* _GIVEN EXERCISE_:
Below is a listing to write out in full, exactly as given, without its pictures.

* _INFORMATION SUPPLIED_:
-=-=-=-=-

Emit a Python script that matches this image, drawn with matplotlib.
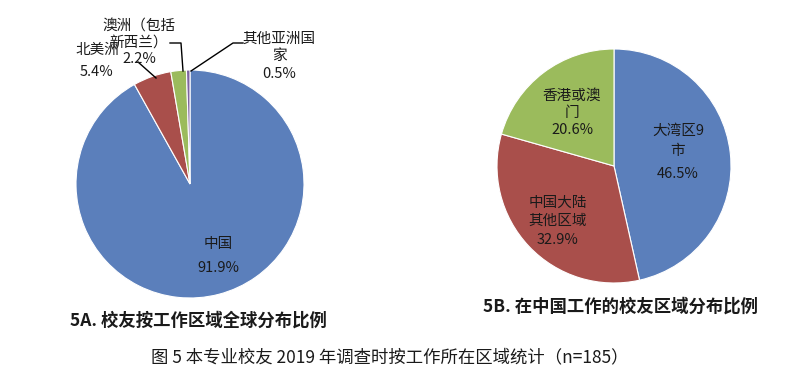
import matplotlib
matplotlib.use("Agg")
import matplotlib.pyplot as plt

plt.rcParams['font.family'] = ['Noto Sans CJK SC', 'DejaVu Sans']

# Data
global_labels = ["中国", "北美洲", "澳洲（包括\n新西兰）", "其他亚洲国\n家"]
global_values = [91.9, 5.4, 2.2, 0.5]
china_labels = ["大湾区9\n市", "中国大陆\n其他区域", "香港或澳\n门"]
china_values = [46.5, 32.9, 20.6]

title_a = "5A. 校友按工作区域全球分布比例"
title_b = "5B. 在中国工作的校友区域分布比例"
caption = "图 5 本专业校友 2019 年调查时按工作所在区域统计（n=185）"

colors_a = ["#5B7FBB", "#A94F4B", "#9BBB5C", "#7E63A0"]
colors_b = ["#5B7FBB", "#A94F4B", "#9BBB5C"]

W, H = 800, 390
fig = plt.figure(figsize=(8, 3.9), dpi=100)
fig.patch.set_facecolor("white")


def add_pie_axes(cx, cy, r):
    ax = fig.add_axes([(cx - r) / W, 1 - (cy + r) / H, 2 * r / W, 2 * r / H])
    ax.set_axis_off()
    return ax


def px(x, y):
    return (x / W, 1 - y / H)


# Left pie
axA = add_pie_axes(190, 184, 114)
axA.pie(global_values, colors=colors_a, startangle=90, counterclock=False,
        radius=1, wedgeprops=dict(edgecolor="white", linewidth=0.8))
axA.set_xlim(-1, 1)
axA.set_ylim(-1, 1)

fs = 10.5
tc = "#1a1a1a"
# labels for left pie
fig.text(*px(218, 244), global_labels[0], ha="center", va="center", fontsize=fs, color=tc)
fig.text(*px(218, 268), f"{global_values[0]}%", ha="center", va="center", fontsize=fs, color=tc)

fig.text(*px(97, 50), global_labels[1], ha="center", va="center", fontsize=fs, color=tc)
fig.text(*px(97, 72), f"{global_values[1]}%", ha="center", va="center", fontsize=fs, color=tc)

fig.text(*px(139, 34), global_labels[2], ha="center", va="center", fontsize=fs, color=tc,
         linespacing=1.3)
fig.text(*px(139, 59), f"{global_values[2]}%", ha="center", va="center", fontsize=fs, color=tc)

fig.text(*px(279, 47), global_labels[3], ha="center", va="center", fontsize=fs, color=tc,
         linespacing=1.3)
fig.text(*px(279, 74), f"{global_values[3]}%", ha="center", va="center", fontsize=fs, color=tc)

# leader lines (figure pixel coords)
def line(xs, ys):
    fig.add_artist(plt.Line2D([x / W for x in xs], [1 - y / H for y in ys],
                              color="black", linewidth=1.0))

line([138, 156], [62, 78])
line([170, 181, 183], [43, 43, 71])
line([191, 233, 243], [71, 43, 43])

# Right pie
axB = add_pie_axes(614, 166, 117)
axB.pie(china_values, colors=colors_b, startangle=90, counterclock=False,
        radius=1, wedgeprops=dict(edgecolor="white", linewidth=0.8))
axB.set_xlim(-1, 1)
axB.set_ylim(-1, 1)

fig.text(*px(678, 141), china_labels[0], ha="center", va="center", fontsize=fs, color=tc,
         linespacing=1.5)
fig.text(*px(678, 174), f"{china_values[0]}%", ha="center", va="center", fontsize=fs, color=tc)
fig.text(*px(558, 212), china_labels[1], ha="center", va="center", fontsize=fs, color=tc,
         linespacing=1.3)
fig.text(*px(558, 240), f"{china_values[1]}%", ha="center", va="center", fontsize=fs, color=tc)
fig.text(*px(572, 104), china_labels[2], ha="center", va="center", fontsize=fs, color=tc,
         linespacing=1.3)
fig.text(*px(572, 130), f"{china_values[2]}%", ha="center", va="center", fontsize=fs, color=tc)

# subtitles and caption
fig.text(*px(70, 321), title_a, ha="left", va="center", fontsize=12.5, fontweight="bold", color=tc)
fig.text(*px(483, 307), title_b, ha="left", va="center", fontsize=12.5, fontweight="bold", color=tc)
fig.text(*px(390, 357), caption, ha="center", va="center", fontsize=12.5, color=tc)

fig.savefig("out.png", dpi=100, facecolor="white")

-=-=-=-=-

* _RIGHT ANSWER_:
Emit a Python script that matches this image, drawn with matplotlib.
import matplotlib
matplotlib.use("Agg")
import matplotlib.pyplot as plt

plt.rcParams['font.family'] = ['Noto Sans CJK SC', 'DejaVu Sans']

# Data
global_labels = ["中国", "北美洲", "澳洲（包括\n新西兰）", "其他亚洲国\n家"]
global_values = [91.9, 5.4, 2.2, 0.5]
china_labels = ["大湾区9\n市", "中国大陆\n其他区域", "香港或澳\n门"]
china_values = [46.5, 32.9, 20.6]

title_a = "5A. 校友按工作区域全球分布比例"
title_b = "5B. 在中国工作的校友区域分布比例"
caption = "图 5 本专业校友 2019 年调查时按工作所在区域统计（n=185）"

colors_a = ["#5B7FBB", "#A94F4B", "#9BBB5C", "#7E63A0"]
colors_b = ["#5B7FBB", "#A94F4B", "#9BBB5C"]

W, H = 800, 390
fig = plt.figure(figsize=(8, 3.9), dpi=100)
fig.patch.set_facecolor("white")


def add_pie_axes(cx, cy, r):
    ax = fig.add_axes([(cx - r) / W, 1 - (cy + r) / H, 2 * r / W, 2 * r / H])
    ax.set_axis_off()
    return ax


def px(x, y):
    return (x / W, 1 - y / H)


# Left pie
axA = add_pie_axes(190, 184, 114)
axA.pie(global_values, colors=colors_a, startangle=90, counterclock=False,
        radius=1, wedgeprops=dict(edgecolor="white", linewidth=0.8))
axA.set_xlim(-1, 1)
axA.set_ylim(-1, 1)

fs = 10.5
tc = "#1a1a1a"
# labels for left pie
fig.text(*px(218, 244), global_labels[0], ha="center", va="center", fontsize=fs, color=tc)
fig.text(*px(218, 268), f"{global_values[0]}%", ha="center", va="center", fontsize=fs, color=tc)

fig.text(*px(97, 50), global_labels[1], ha="center", va="center", fontsize=fs, color=tc)
fig.text(*px(97, 72), f"{global_values[1]}%", ha="center", va="center", fontsize=fs, color=tc)

fig.text(*px(139, 34), global_labels[2], ha="center", va="center", fontsize=fs, color=tc,
         linespacing=1.3)
fig.text(*px(139, 59), f"{global_values[2]}%", ha="center", va="center", fontsize=fs, color=tc)

fig.text(*px(279, 47), global_labels[3], ha="center", va="center", fontsize=fs, color=tc,
         linespacing=1.3)
fig.text(*px(279, 74), f"{global_values[3]}%", ha="center", va="center", fontsize=fs, color=tc)

# leader lines (figure pixel coords)
def line(xs, ys):
    fig.add_artist(plt.Line2D([x / W for x in xs], [1 - y / H for y in ys],
                              color="black", linewidth=1.0))

line([138, 156], [62, 78])
line([170, 181, 183], [43, 43, 71])
line([191, 233, 243], [71, 43, 43])

# Right pie
axB = add_pie_axes(614, 166, 117)
axB.pie(china_values, colors=colors_b, startangle=90, counterclock=False,
        radius=1, wedgeprops=dict(edgecolor="white", linewidth=0.8))
axB.set_xlim(-1, 1)
axB.set_ylim(-1, 1)

fig.text(*px(678, 141), china_labels[0], ha="center", va="center", fontsize=fs, color=tc,
         linespacing=1.5)
fig.text(*px(678, 174), f"{china_values[0]}%", ha="center", va="center", fontsize=fs, color=tc)
fig.text(*px(558, 212), china_labels[1], ha="center", va="center", fontsize=fs, color=tc,
         linespacing=1.3)
fig.text(*px(558, 240), f"{china_values[1]}%", ha="center", va="center", fontsize=fs, color=tc)
fig.text(*px(572, 104), china_labels[2], ha="center", va="center", fontsize=fs, color=tc,
         linespacing=1.3)
fig.text(*px(572, 130), f"{china_values[2]}%", ha="center", va="center", fontsize=fs, color=tc)

# subtitles and caption
fig.text(*px(70, 321), title_a, ha="left", va="center", fontsize=12.5, fontweight="bold", color=tc)
fig.text(*px(483, 307), title_b, ha="left", va="center", fontsize=12.5, fontweight="bold", color=tc)
fig.text(*px(390, 357), caption, ha="center", va="center", fontsize=12.5, color=tc)

fig.savefig("out.png", dpi=100, facecolor="white")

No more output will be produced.